The definitions in Mathematics are of fundamental importance. It is advised to write definitions in few different (and equivalent) ways. Try to write every definition as a biconditional statement $p\iff q$. The clear understanding of definitions will ease out the learning curve of any theory. Once the definition is understood, you may try to write it in your own way. This may be used as a test of understanding.

The proofs are to be avoided in paragraphs. If proofs are written as a sequence of logical statements (step by step), they are better understood. This may not be possible for the lengthy and complex proofs. However proofs may be divided in parts and sub-proofs may be written as a sequence of logical statements. The proof is not completely understood unless one can view it as a single idea.

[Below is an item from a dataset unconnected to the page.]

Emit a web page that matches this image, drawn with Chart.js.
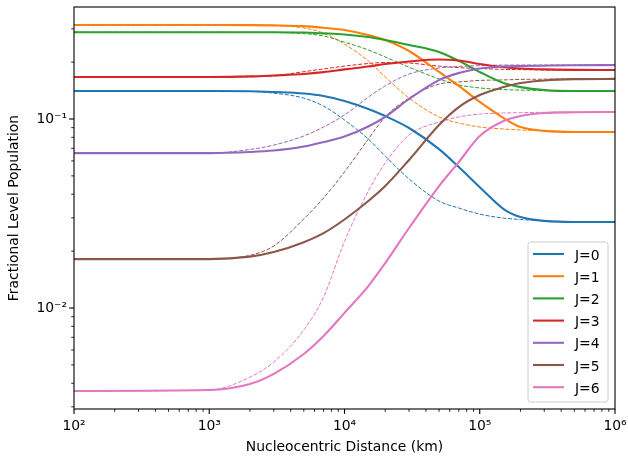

Most of the statements in Mathematics may be written as a conditional statement $p\Rightarrow q$. The direct proofs may be preferred whenever possible in proving conditional statements. In direct proofs, one begin with $p$ and after a sequence of logical statements it ends with $q$.

The one reason why Mathematics is difficult is because it is abstract. Whenever possible, graphs, pictures and diagrams should be drawn.Visualisations and analogies are helpful for understanding abstract concepts. This is specially true in calculus,analysis or metric spaces.